Not even the terrorist attacks of Sept. 11 have matched the strain produced by the hurricane and its ensuing rescues, evacuations and searches for the living and dead, said Osofsky, who is working with New Orleans officers and their families.

Like about 80 percent of the New Orleans force, 46-year-old Ronald Gillard, a 15-year veteran, lost his house to the storm. But when the winds died down, he was back at work.

"We went to the flooded areas and just started rescuing people," he said. "We worked as long as we could, then I slept on the floor in a hotel lobby. We were eating cold food out of cans we found."

Gillard called the cruise ship housing a lifesaver, even though police are usually two to a room. "If it wasn't for that, being able to eat a hot meal, having a place to stay, I think I would have lost my mind," he said.

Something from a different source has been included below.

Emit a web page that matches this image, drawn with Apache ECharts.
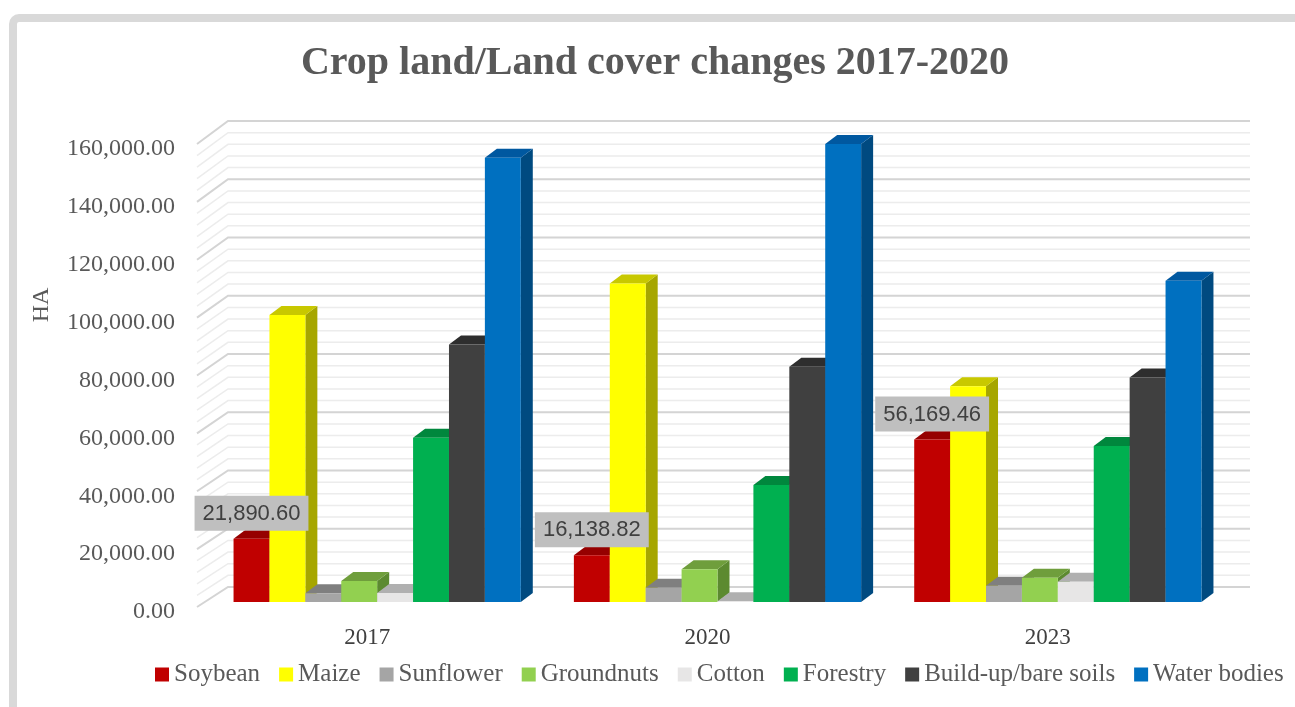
<!DOCTYPE html>
<html>
<head>
<meta charset="utf-8">
<title>Crop land/Land cover changes 2017-2020</title>
<script src="https://cdn.jsdelivr.net/npm/echarts@6/dist/echarts.min.js"></script>
<style>
  html, body { margin: 0; padding: 0; background: #ffffff; }
  #chart { width: 1295px; height: 707px; }
</style>
</head>
<body>
<div id="chart"></div>
<script>
// ---- data (hectares) ----
const years = ['2017', '2020', '2023'];
const seriesNames = ['Soybean', 'Maize', 'Sunflower', 'Groundnuts', 'Cotton', 'Forestry', 'Build-up/bare soils', 'Water bodies'];
const soybean     = [21890.60, 16138.82, 56169.46];
const maize       = [99200, 110100, 74600];
const sunflower   = [3000, 4900, 5600];
const groundnuts  = [7300, 11300, 8400];
const cotton      = [3100, 300, 7000];
const forestry    = [56800, 40400, 53900];
const buildUp     = [89000, 81300, 77600];
const waterBodies = [153500, 158300, 111000];
const yTicks = [0, 20000, 40000, 60000, 80000, 100000, 120000, 140000, 160000];
const labelledSeries = ['Soybean'];
const chartTitle = 'Crop land/Land cover changes 2017-2020';
const yAxisTitle = 'HA';

// ---- styling ----
const frontColors = ['#c00000', '#ffff00', '#a5a5a5', '#92d050', '#e7e6e6', '#00b050', '#404040', '#0070c0'];
const topColors   = ['#960000', '#c8c800', '#7f7f7f', '#6f9e3c', '#b0b0b0', '#00873d', '#2e2e2e', '#0058a0'];
const sideColors  = ['#800000', '#a6a600', '#6e6e6e', '#5c8a30', '#9a9a9a', '#006e32', '#262626', '#004a80'];
const SERIF = "'Liberation Serif', 'DejaVu Serif', serif";
const SANS = "'Liberation Sans', Arial, sans-serif";
const TEXT_GREY = '#595959';

// 3D geometry of the pseudo-perspective box
const BAR_DX = 12, BAR_DY = 9;            // depth of each bar
const BAR_RATIO = 0.1055;                 // bar width as a share of a category band
const WALL_DY0 = 15, WALL_SCALE = 1.0065; // back wall offset / scale vs. bar fronts
const SIDE_FRONT_DX = -10, SIDE_BACK_DX = 21, WALL_RIGHT_DX = 22, LABEL_SHIFT = 5;
const MINOR_PER_MAJOR = 5;

const allValues = [soybean, maize, sunflower, groundnuts, cotton, forestry, buildUp, waterBodies];
const fmt = v => v.toLocaleString('en-US', { minimumFractionDigits: 2, maximumFractionDigits: 2 });

// gridline list for the back and side walls (major ticks plus minor subdivisions)
const wallLines = [];
for (let i = 0; i < yTicks.length; i++) {
  wallLines.push([0, yTicks[i], 1]);
  if (i < yTicks.length - 1) {
    const step = (yTicks[i + 1] - yTicks[i]) / MINOR_PER_MAJOR;
    for (let k = 1; k < MINOR_PER_MAJOR; k++) wallLines.push([0, yTicks[i] + k * step, 0]);
  }
}

function renderWall(params, api) {
  const v = api.value(1);
  const major = api.value(2) === 1;
  const cs = params.coordSys;
  const base = api.coord([0, 0])[1];
  const fy = api.coord([0, v])[1];
  const backY = base - WALL_DY0 - (base - fy) * WALL_SCALE;
  const frontY = fy + LABEL_SHIFT;
  return {
    type: 'polyline',
    silent: true,
    shape: { points: [[cs.x + SIDE_FRONT_DX, frontY], [cs.x + SIDE_BACK_DX, backY], [cs.x + cs.width + WALL_RIGHT_DX, backY]] },
    style: { stroke: major ? '#d4d4d4' : '#ececec', lineWidth: major ? 2 : 1.5, fill: null }
  };
}

function makeBarRenderer(s, withLabel) {
  const n = seriesNames.length;
  return function (params, api) {
    const cat = api.value(0), val = api.value(1);
    const top = api.coord([cat, val]);
    const base = api.coord([cat, 0]);
    const band = api.size([1, 0])[0];
    const bw = band * BAR_RATIO;
    const x0 = top[0] - bw * n / 2 + s * bw;
    const yT = top[1], yB = base[1];
    const children = [
      { type: 'polygon', shape: { points: [[x0 + bw, yT], [x0 + bw + BAR_DX, yT - BAR_DY], [x0 + bw + BAR_DX, yB - BAR_DY], [x0 + bw, yB]] },
        style: { fill: sideColors[s] } },
      { type: 'polygon', shape: { points: [[x0, yT], [x0 + bw, yT], [x0 + bw + BAR_DX, yT - BAR_DY], [x0 + BAR_DX, yT - BAR_DY]] },
        style: { fill: topColors[s] } },
      { type: 'rect', shape: { x: x0, y: yT, width: bw, height: yB - yT },
        style: { fill: frontColors[s] } }
    ];
    if (withLabel) {
      children.push({
        type: 'text', z2: 100,
        style: {
          text: fmt(val), x: x0 + bw / 2, y: yT - 8, align: 'center', verticalAlign: 'bottom',
          fontFamily: SANS, fontSize: 22, fill: '#404040',
          backgroundColor: '#bfbfbf', padding: [7, 8, 6, 8]
        }
      });
    }
    return { type: 'group', children };
  };
}

const barSeries = seriesNames.map((name, s) => ({
  name,
  type: 'custom',
  z: 2,
  itemStyle: { color: frontColors[s] },
  encode: { x: 0, y: 1 },
  data: allValues[s].map((v, i) => [i, v]),
  renderItem: makeBarRenderer(s, labelledSeries.includes(name))
}));

const chart = echarts.init(document.getElementById('chart'), null, { renderer: 'canvas' });
chart.setOption({
  animation: false,
  backgroundColor: '#ffffff',
  legend: {
    data: seriesNames,
    left: 150, top: 657,
    icon: 'rect', itemWidth: 14, itemHeight: 14, itemGap: 19,
    textStyle: { fontFamily: SERIF, fontSize: 25, lineHeight: 25, color: TEXT_GREY }
  },
  grid: { left: 207, right: 67, top: 139, bottom: 105 },
  xAxis: {
    type: 'category', data: years,
    axisLine: { show: false }, axisTick: { show: false }, splitLine: { show: false },
    axisLabel: { margin: 24, padding: [0, 20, 0, 0], fontFamily: SERIF, fontSize: 23, lineHeight: 24, color: '#404040' }
  },
  yAxis: {
    type: 'value',
    min: yTicks[0], max: yTicks[yTicks.length - 1], interval: yTicks[1] - yTicks[0],
    axisLine: { show: false }, axisTick: { show: false }, splitLine: { show: false },
    axisLabel: { margin: 32, verticalAlign: 'top', lineHeight: 20, fontFamily: SERIF, fontSize: 24, color: TEXT_GREY,
      formatter: v => fmt(v) }
  },
  graphic: [
    { type: 'rect', silent: true, z: -10, shape: { x: 13, y: 18, width: 1300, height: 700, r: 6 },
      style: { fill: 'none', stroke: '#d9d9d9', lineWidth: 8 } },
    { type: 'text', silent: true, x: 655, y: 64,
      style: { text: chartTitle, align: 'center', verticalAlign: 'middle', fontFamily: SERIF, fontWeight: 'bold', fontSize: 40, fill: TEXT_GREY } },
    { type: 'text', silent: true, x: 42, y: 305, rotation: Math.PI / 2,
      style: { text: yAxisTitle, align: 'center', verticalAlign: 'middle', fontFamily: SERIF, fontSize: 24, fill: TEXT_GREY } }
  ],
  series: [
    { name: 'walls', type: 'custom', z: 0, silent: true, encode: { x: 0, y: 1 }, data: wallLines, renderItem: renderWall }
  ].concat(barSeries)
});
</script>
</body>
</html>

When Katrina passed, the department found itself without communications, with officers cut off from each other and headquarters. Lawlessness spread through the city. Rescue workers reported being shot at. Police Superintendent Eddie Compass publicly repeated allegations - later debunked - that people were being beaten and babies raped at the convention center.

At least two officers took their own lives in Katrina's aftermath. Compass resigned last month. At the same time, the 1,450-member department said it was investigating nearly 250 officers accused of leaving their posts and 12 suspected of looting or condoning looting.